Dean Talbot fostered a supportive environment for these women scholars. She organized monthly meetings for the women graduate students so they could socialize outside of their own departments, share their research, and discuss "general problems" in women's education. She encouraged her undergraduate charges to pursue their studies with the same rigor that their male classmates exhibited. And she insisted as early as 1892 that "the presence of women should never mean the lowering of any standards, intellectual or social."

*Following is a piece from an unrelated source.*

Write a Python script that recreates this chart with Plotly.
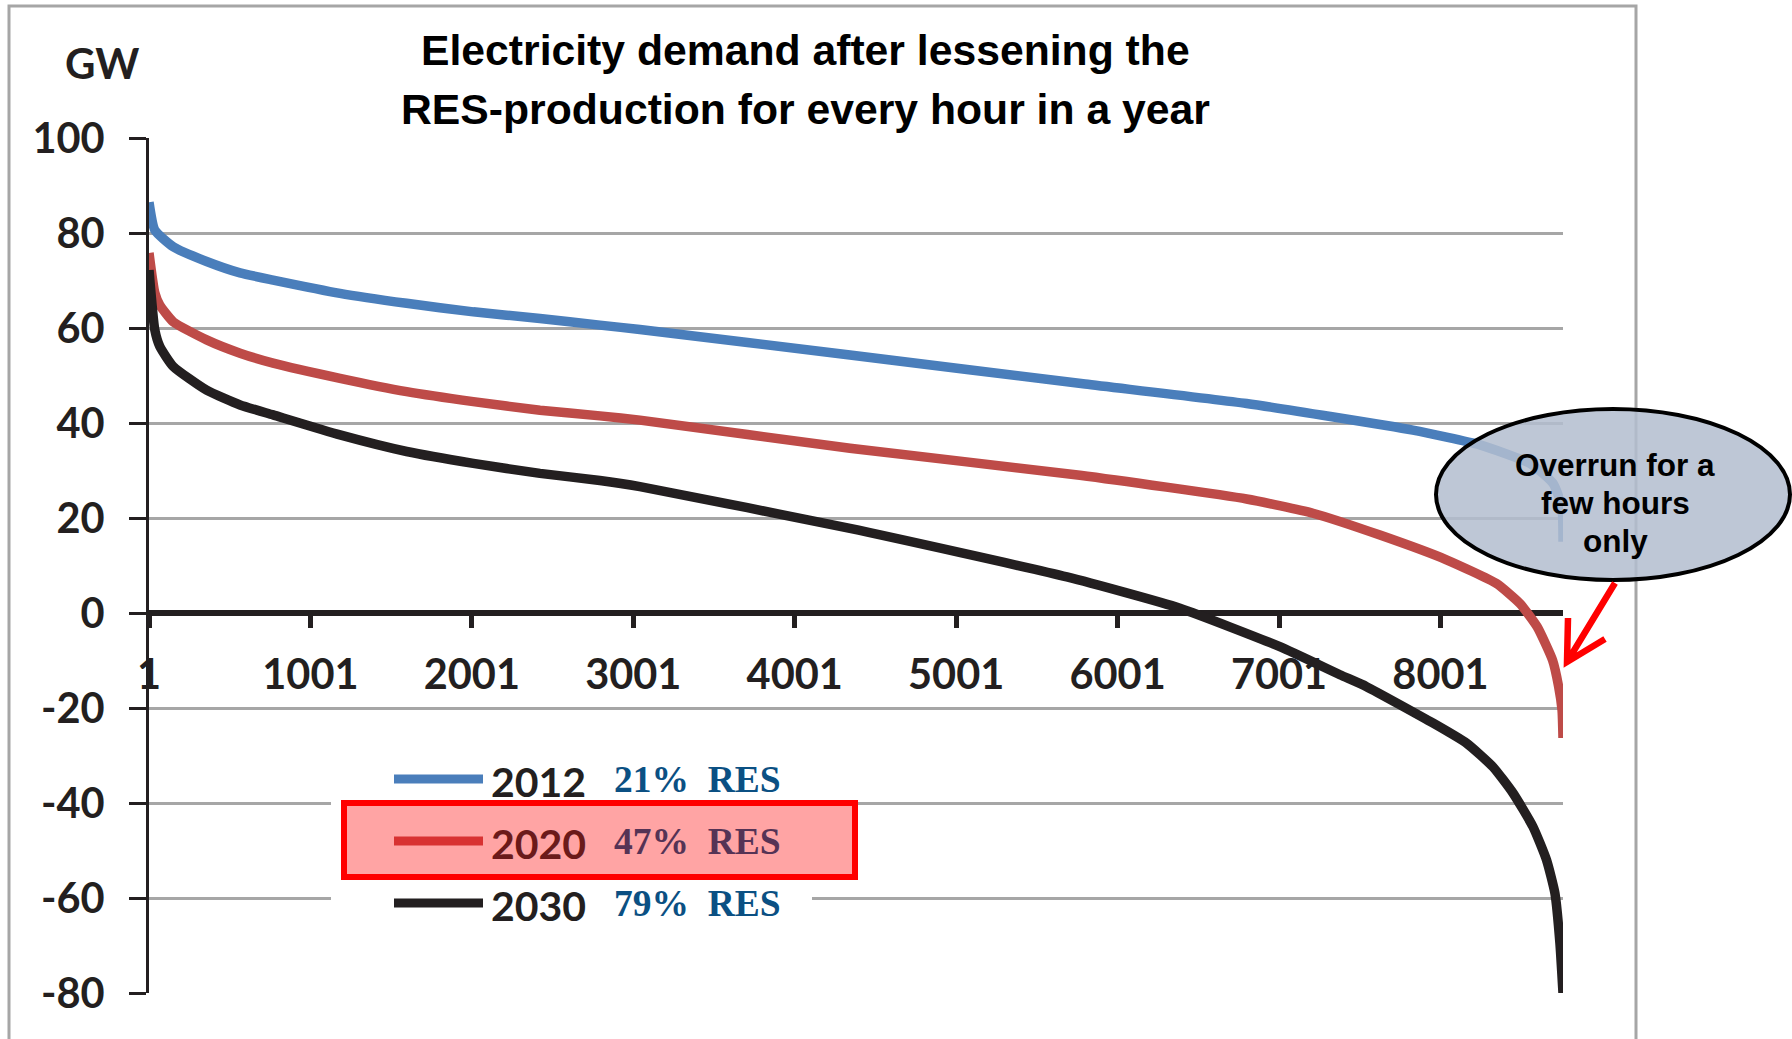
import plotly.graph_objects as go

# Residual load duration curves: hour of the year (sorted) vs. demand minus RES output
hours_2012 = [1, 37, 151, 358, 565, 770, 1184, 1597, 2010, 2423, 2794, 3042,
              4343, 5800, 6800, 7830, 8245, 8555, 8698, 8753, 8760]
gw_2012 = [86.5, 80.6, 77.1, 74, 71.6, 70.1, 67.3, 65.2, 63.4, 62, 60.6, 59.7,
           54.3, 48.2, 44.1, 38.5, 35.4, 31.5, 27.3, 22.4, 15]

hours_2020 = [1, 37, 68, 151, 358, 565, 770, 1184, 1597, 2010, 2423, 2794,
              3042, 4343, 5767, 6800, 7211, 7626, 8038, 8348, 8493, 8600, 8695,
              8733, 8754, 8760]
gw_2020 = [75.8, 67.4, 64.8, 61.3, 57.5, 54.7, 52.6, 49.4, 46.6, 44.5, 42.7,
           41.5, 40.6, 34.7, 29, 24, 21, 16.4, 11.2, 6.2, 2, -2.9, -9.9, -15.5,
           -20.4, -26.3]

hours_2030 = [1, 37, 68, 151, 358, 565, 770, 1184, 1597, 2010, 2423, 2794,
              3042, 4343, 5687, 6387, 7006, 7378, 7543, 7956, 8162, 8326, 8450,
              8574, 8658, 8710, 8741, 8760]
gw_2030 = [72.2, 59.6, 56.1, 51.9, 46.9, 43.8, 41.7, 37.5, 34, 31.5, 29.4,
           27.9, 26.6, 17.8, 7.6, 1, -7.1, -13, -15.5, -23.2, -27.4, -32.4,
           -37.9, -45, -52, -59, -69.5, -80]

years = ["2012", "2020", "2030"]
res_shares = ["21%  RES", "47%  RES", "79%  RES"]

x_ticks = [1, 1001, 2001, 3001, 4001, 5001, 6001, 7001, 8001]
y_ticks = [100, 80, 60, 40, 20, 0, -20, -40, -60, -80]
x_range = [1, 8760]
y_range = [-80, 100]

title_lines = ["Electricity demand after lessening the",
               "RES-production for every hour in a year"]
callout_lines = ["Overrun for a", "few hours", "only"]

# ---- figure geometry (pixels) ----
W, H = 1792, 1039
L, R, T, B = 149, 1563, 138, 993


def px(xp):
    return (xp - L) / (R - L)


def py(yp):
    return (B - yp) / (B - T)


line_colors = ["#4A7EBB", "#BE4B48", "#231F20"]
line_widths = [9.5, 9.5, 9.5]
key_colors = ["#4A7EBB", "#D83232", "#231F20"]
year_colors = ["#231F20", "#6B1A1A", "#231F20"]
share_colors = ["#0B5083", "#553355", "#0B5083"]

fig = go.Figure()
for name, hrs, vals, col, lw in zip(years, [hours_2012, hours_2020, hours_2030],
                                    [gw_2012, gw_2020, gw_2030], line_colors, line_widths):
    fig.add_trace(go.Scatter(
        x=hrs, y=vals, mode="lines", name=name, showlegend=False,
        line=dict(color=col, width=lw, shape="spline", smoothing=0.5),
        hoverinfo="x+y+name",
    ))

shapes = []
# outer frame
shapes.append(dict(type="rect", xref="paper", yref="paper",
                   x0=px(9), x1=px(1636), y0=py(1100), y1=py(6),
                   line=dict(color="#A6A6A6", width=3), fillcolor="rgba(0,0,0,0)",
                   layer="above"))
# white area behind the title
shapes.append(dict(type="rect", xref="paper", yref="paper",
                   x0=px(343), x1=px(1265), y0=py(150), y1=py(18),
                   line=dict(width=0), fillcolor="white", layer="above"))
# white area behind the legend
shapes.append(dict(type="rect", xref="paper", yref="paper",
                   x0=px(331), x1=px(812), y0=py(935), y1=py(750),
                   line=dict(width=0), fillcolor="white", layer="above"))

key_y = [779, 841, 903]
# legend keys (2012 and 2030 sit outside the highlight box)
for i in (0, 2):
    shapes.append(dict(type="line", xref="paper", yref="paper",
                       x0=px(394), x1=px(483), y0=py(key_y[i]), y1=py(key_y[i]),
                       line=dict(color=key_colors[i], width=9), layer="above"))
# highlight box around 2020
shapes.append(dict(type="rect", xref="paper", yref="paper",
                   x0=px(344), x1=px(855), y0=py(877), y1=py(803),
                   line=dict(color="#FF0000", width=6),
                   fillcolor="rgba(255,90,90,0.55)", layer="above"))
shapes.append(dict(type="line", xref="paper", yref="paper",
                   x0=px(394), x1=px(483), y0=py(key_y[1]), y1=py(key_y[1]),
                   line=dict(color=key_colors[1], width=9), layer="above"))

# callout ellipse
shapes.append(dict(type="circle", xref="paper", yref="paper",
                   x0=px(1436), x1=px(1790), y0=py(580), y1=py(409),
                   line=dict(color="black", width=4),
                   fillcolor="rgba(179,190,207,0.86)", layer="above"))
# red arrow from the callout to the 2020 curve
tip = (1567, 662)
arrow_path = (f"M {px(1615)},{py(583)} L {px(tip[0])},{py(tip[1])} "
              f"M {px(1568)},{py(618)} L {px(tip[0])},{py(tip[1])} L {px(1605)},{py(639)}")
shapes.append(dict(type="path", xref="paper", yref="paper", path=arrow_path,
                   line=dict(color="#FF0000", width=6.5), layer="above"))

annotations = []
for i, line in enumerate(title_lines):
    annotations.append(dict(text=f"<b>{line}</b>", xref="paper", yref="paper",
                            x=px(805), y=py([50, 109][i]), showarrow=False,
                            xanchor="center", yanchor="middle",
                            font=dict(family="Liberation Sans", size=42.7, color="black")))
annotations.append(dict(text="GW", xref="paper", yref="paper",
                        x=px(102), y=py(63), showarrow=False,
                        xanchor="center", yanchor="middle",
                        font=dict(family="Lato", size=42, color="#231F20", weight="bold")))
for i in range(3):
    annotations.append(dict(text=years[i], xref="paper", yref="paper",
                            x=px(489), y=py(key_y[i] + 2), showarrow=False,
                            xanchor="left", yanchor="middle",
                            font=dict(family="Lato", size=41, color=year_colors[i], weight="bold")))
    annotations.append(dict(text=res_shares[i], xref="paper", yref="paper",
                            x=px(612), y=py(key_y[i]), showarrow=False,
                            xanchor="left", yanchor="middle",
                            font=dict(family="Liberation Serif", size=37.5,
                                      color=share_colors[i], weight="bold")))
for i, line in enumerate(callout_lines):
    annotations.append(dict(text=line, xref="paper", yref="paper",
                            x=px(1615), y=py([465, 503, 541][i]), showarrow=False,
                            xanchor="center", yanchor="middle",
                            font=dict(family="Liberation Sans", size=31.5, color="black",
                                      weight="bold")))

fig.update_layout(
    width=W, height=H,
    margin=dict(l=L, r=W - R, t=T, b=H - B, pad=0),
    paper_bgcolor="white", plot_bgcolor="white",
    shapes=shapes, annotations=annotations,
    xaxis=dict(
        range=x_range, tickvals=x_ticks, ticktext=[str(v) for v in x_ticks],
        showgrid=False, zeroline=False,
        showline=True, linecolor="#231F20", linewidth=6,
        anchor="free", position=(0 - y_range[0]) / (y_range[1] - y_range[0]),
        ticks="outside", ticklen=12, tickwidth=5, tickcolor="#231F20",
        tickfont=dict(family="Lato", size=41.5, color="#231F20", weight="bold"),
        ticklabelstandoff=11, layer="below traces",
    ),
    yaxis=dict(
        range=y_range, tickvals=y_ticks, ticktext=[str(v) for v in y_ticks],
        showgrid=True, gridcolor="#A6A6A6", gridwidth=2.5, zeroline=False,
        showline=True, linecolor="#231F20", linewidth=3,
        ticks="outside", ticklen=17, tickwidth=3, tickcolor="#231F20",
        tickfont=dict(family="Lato", size=41.5, color="#231F20", weight="bold"),
        ticklabelstandoff=16, layer="below traces",
    ),
)

fig.write_html("out.html")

In the 1920s, University trustee Harold Swift suggested that President Ernest Burton pay special attention to the post-graduate careers of Chicago's women alumnae. "Our first principle," Swift wrote on the eve of Marion Talbot's retirement in 1925, "should be to bring, if feasible, three or four quite capable women to our Faculty and if they are alumnae, so much the better." A year earlier, Talbot, along with Professors Edith Foster Flint (English) and Elizabeth Wallace (French Literature) had urged the President and Board of Trustees to pay greater attention to female voices within the University. The conditions they noted-no women trustees; few women faculty and difficulty in promoting them; low numbers of fellowships for women graduate students, and a lack of public roles for women such as guest lecturers or honorary degree recipients-would remain largely uncorrected for more than a generation.
Other gains during this decade were more promising: one of the first African-American woman to earn a doctorate in the United States, Georgiana Simpson (AB 1911, AM 1920), completed her studies at the University of Chicago in 1921.